**Provided data**:
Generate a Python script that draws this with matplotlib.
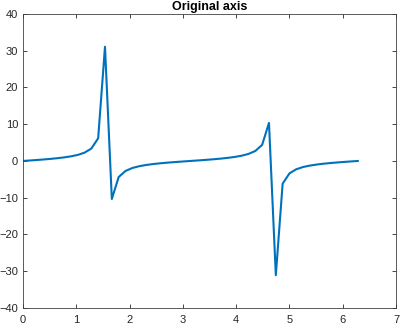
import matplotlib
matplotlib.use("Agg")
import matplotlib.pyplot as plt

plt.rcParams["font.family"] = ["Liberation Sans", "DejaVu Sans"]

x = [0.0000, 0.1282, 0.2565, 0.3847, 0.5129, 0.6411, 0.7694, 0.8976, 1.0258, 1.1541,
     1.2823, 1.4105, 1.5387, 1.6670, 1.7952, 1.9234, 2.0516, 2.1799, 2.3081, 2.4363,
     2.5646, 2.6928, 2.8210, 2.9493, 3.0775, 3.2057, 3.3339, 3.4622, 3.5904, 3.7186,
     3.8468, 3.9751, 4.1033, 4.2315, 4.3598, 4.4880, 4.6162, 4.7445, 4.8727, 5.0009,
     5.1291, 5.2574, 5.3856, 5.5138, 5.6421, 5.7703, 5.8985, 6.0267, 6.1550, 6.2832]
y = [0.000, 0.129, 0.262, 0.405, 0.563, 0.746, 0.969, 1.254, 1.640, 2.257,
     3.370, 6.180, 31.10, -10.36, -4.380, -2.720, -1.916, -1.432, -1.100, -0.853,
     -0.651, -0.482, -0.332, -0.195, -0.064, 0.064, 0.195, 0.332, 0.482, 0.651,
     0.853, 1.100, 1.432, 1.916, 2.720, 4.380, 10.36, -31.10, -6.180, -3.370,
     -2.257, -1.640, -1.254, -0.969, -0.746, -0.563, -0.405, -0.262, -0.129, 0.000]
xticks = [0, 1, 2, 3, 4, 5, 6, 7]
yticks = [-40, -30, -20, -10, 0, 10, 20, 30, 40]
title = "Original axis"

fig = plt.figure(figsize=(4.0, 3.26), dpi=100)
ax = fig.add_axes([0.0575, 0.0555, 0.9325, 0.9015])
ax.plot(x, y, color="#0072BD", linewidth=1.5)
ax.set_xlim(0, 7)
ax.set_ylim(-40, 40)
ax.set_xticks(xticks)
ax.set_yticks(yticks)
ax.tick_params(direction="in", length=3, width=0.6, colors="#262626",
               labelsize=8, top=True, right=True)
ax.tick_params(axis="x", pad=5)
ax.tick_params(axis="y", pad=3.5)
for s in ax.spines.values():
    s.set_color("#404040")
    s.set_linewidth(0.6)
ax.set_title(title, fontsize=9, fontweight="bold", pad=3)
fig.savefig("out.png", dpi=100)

**Given exercise**:
Reproduce the full listing above verbatim, with no pictures included.

**The output**:
Generate a Python script that draws this with matplotlib.
import matplotlib
matplotlib.use("Agg")
import matplotlib.pyplot as plt

plt.rcParams["font.family"] = ["Liberation Sans", "DejaVu Sans"]

x = [0.0000, 0.1282, 0.2565, 0.3847, 0.5129, 0.6411, 0.7694, 0.8976, 1.0258, 1.1541,
     1.2823, 1.4105, 1.5387, 1.6670, 1.7952, 1.9234, 2.0516, 2.1799, 2.3081, 2.4363,
     2.5646, 2.6928, 2.8210, 2.9493, 3.0775, 3.2057, 3.3339, 3.4622, 3.5904, 3.7186,
     3.8468, 3.9751, 4.1033, 4.2315, 4.3598, 4.4880, 4.6162, 4.7445, 4.8727, 5.0009,
     5.1291, 5.2574, 5.3856, 5.5138, 5.6421, 5.7703, 5.8985, 6.0267, 6.1550, 6.2832]
y = [0.000, 0.129, 0.262, 0.405, 0.563, 0.746, 0.969, 1.254, 1.640, 2.257,
     3.370, 6.180, 31.10, -10.36, -4.380, -2.720, -1.916, -1.432, -1.100, -0.853,
     -0.651, -0.482, -0.332, -0.195, -0.064, 0.064, 0.195, 0.332, 0.482, 0.651,
     0.853, 1.100, 1.432, 1.916, 2.720, 4.380, 10.36, -31.10, -6.180, -3.370,
     -2.257, -1.640, -1.254, -0.969, -0.746, -0.563, -0.405, -0.262, -0.129, 0.000]
xticks = [0, 1, 2, 3, 4, 5, 6, 7]
yticks = [-40, -30, -20, -10, 0, 10, 20, 30, 40]
title = "Original axis"

fig = plt.figure(figsize=(4.0, 3.26), dpi=100)
ax = fig.add_axes([0.0575, 0.0555, 0.9325, 0.9015])
ax.plot(x, y, color="#0072BD", linewidth=1.5)
ax.set_xlim(0, 7)
ax.set_ylim(-40, 40)
ax.set_xticks(xticks)
ax.set_yticks(yticks)
ax.tick_params(direction="in", length=3, width=0.6, colors="#262626",
               labelsize=8, top=True, right=True)
ax.tick_params(axis="x", pad=5)
ax.tick_params(axis="y", pad=3.5)
for s in ax.spines.values():
    s.set_color("#404040")
    s.set_linewidth(0.6)
ax.set_title(title, fontsize=9, fontweight="bold", pad=3)
fig.savefig("out.png", dpi=100)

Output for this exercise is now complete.